Stooping and scooping a good start, but what to do with the package?
There’s no place like home, when it comes to the knotted bundle of joy that signifies the love between a dog and its master.
The vast majority of dog owners are conscientious about picking up after their pooch, no matter how unpleasant the exercise, judging by all those bags tied to leashes and sour faces made by people as they scrape up the stuff.
In exchange for the unwavering affection of Fido, the owner’s part of the bargain is to harvest its, um, droppings and dispose of them, so that others won’t track it into their homes on their shoes.
It is very high on the list of reasons why I don’t have a dog.
But the business isn’t finished when the gift is wrapped. The bearer of the package must deposit it somewhere, and usually makes a bee line for the nearest trash receptacle.
That may be the handiest solution, but it is not the best.
Twice in the past week we have come across signs asking dog owners to find another place to make the deposit – one taped to a trash can outside the main doors to the arena at De la Salle College and another on the door of a retail business.
The sign at the arena entrance, across from a sprawling lawn at the school where local residents walk their dogs, says the bundles should go somewhere else because of the horrible stench.
A former city parks manager once told me that during a municipal employees strike, he ended up emptying garbage cans in parks at the height of summer, which gave him a new appreciation for the workers who do it every day.

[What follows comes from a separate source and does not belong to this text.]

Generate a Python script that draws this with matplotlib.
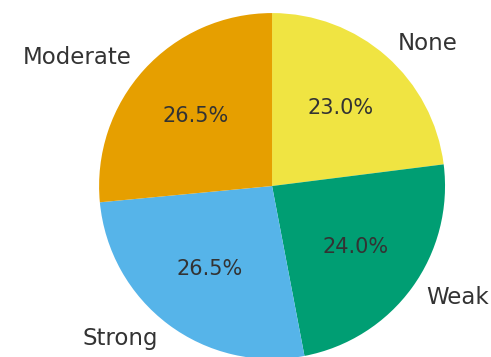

The smell of dog doo was so overpowering that it seeped into his clothes, hair and skin, he said. The clothes had to be thrown out and no matter how hard he scrubbed in the shower, he couldn’t escape the smell.
Is it appropriate that the public is burdened with the vile stench of a few people’s dogs? Instead of chucking the stuff into the nearest receptacle, where it will cook in the heat until the can is emptied, shouldn’t a socially responsible owner take it home and live with it until it is put out to the curb with their trash?
It may be an unpopular proposition with dog people, but their crap should not be our problem.